# What to work on
From the listing below, extract every line containing "this".

# Supplied material
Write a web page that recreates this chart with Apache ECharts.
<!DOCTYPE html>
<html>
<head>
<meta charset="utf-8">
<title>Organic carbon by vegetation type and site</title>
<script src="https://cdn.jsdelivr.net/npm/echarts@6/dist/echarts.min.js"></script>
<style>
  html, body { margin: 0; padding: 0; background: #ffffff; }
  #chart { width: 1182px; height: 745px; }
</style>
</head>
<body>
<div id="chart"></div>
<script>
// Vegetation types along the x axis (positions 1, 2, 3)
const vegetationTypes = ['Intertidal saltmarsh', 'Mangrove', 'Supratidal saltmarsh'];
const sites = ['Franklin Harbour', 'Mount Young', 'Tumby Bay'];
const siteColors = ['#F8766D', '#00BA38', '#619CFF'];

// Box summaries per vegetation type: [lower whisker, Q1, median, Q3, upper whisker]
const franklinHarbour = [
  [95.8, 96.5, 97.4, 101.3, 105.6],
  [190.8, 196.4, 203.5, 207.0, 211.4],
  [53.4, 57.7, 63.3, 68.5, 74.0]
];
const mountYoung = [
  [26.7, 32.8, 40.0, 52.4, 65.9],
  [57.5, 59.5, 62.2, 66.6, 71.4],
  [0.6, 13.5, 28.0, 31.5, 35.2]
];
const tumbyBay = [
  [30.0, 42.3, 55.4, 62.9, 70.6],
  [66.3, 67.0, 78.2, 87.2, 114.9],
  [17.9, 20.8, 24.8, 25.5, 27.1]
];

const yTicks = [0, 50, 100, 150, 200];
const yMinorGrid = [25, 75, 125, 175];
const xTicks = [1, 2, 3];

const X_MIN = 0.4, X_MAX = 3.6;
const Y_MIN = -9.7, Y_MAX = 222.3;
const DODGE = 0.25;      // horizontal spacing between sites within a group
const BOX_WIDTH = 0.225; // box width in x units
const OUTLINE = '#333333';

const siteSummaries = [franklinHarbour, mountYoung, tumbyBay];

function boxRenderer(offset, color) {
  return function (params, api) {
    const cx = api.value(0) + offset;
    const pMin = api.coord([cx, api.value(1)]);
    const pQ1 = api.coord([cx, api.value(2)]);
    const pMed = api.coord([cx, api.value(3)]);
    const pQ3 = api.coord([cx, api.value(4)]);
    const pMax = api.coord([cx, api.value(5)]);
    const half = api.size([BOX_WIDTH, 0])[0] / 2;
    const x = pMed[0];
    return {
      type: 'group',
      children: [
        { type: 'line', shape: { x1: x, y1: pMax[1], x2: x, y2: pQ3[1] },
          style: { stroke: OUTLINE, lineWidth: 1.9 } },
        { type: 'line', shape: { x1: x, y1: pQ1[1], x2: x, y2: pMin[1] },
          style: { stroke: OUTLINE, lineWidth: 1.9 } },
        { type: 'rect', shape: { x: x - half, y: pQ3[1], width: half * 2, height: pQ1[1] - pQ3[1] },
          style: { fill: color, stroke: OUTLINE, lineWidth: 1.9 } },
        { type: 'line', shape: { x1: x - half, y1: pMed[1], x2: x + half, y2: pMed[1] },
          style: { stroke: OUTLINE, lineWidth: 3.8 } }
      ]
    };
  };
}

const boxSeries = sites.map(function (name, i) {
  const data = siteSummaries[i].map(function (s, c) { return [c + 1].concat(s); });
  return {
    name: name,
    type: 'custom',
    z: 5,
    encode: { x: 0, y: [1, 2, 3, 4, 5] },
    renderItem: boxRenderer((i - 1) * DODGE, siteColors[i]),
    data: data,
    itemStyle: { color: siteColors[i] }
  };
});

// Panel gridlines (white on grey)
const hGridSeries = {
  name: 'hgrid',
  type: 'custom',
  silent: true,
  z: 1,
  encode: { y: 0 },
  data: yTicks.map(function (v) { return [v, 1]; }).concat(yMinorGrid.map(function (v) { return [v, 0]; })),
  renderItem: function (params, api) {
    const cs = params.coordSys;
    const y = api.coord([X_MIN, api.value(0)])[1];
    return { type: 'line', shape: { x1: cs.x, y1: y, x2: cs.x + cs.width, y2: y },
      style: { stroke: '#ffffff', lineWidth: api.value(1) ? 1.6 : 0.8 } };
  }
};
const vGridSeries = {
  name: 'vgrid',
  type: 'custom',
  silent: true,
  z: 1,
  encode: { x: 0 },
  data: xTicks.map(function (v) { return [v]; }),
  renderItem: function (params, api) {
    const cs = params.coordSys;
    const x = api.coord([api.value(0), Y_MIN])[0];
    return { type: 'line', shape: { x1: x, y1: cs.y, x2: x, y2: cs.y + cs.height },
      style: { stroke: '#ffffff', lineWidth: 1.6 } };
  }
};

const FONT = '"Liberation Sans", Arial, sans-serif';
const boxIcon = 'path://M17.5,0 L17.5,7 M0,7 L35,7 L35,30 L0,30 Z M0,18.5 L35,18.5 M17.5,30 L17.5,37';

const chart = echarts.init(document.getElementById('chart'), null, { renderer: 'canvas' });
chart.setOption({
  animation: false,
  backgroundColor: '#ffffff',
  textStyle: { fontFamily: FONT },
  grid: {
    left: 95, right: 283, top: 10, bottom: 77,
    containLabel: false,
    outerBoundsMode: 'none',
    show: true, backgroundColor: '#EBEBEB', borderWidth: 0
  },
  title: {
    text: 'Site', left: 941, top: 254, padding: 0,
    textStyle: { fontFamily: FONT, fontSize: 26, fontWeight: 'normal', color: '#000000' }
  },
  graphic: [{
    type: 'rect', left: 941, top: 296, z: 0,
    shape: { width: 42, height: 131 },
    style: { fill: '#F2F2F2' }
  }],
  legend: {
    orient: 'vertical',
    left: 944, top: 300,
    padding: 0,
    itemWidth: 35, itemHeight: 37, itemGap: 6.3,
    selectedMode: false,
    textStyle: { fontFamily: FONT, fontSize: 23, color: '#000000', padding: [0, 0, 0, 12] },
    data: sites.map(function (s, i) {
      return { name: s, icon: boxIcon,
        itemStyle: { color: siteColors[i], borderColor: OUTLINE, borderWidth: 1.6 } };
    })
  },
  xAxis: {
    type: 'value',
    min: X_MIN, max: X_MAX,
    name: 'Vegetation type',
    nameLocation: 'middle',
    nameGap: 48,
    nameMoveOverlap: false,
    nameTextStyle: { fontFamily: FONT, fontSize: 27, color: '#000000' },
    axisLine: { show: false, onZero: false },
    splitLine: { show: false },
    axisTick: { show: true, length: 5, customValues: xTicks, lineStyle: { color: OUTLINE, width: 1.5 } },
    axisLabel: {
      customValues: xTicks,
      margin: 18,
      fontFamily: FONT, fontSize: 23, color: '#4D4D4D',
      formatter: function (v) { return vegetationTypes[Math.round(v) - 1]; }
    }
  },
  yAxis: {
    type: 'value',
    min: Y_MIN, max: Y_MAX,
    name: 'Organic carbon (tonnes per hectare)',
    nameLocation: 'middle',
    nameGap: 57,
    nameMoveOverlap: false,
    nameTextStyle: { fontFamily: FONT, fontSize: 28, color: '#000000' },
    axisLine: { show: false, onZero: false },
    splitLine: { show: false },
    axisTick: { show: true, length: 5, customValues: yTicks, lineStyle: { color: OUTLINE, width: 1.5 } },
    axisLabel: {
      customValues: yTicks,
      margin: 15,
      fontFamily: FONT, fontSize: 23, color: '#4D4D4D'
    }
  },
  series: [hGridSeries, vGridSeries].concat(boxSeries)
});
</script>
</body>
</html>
...
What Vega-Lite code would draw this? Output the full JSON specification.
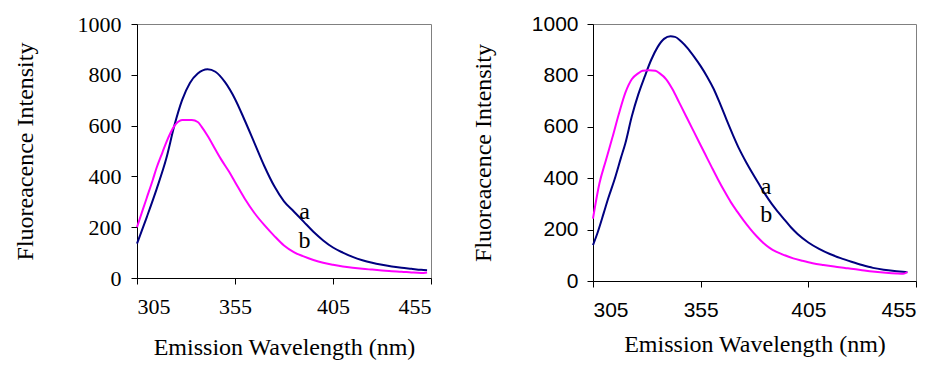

# Answer to the problem
Write a web page that recreates this chart with Apache ECharts.
What Vega-Lite code would draw this? Output the full JSON specification.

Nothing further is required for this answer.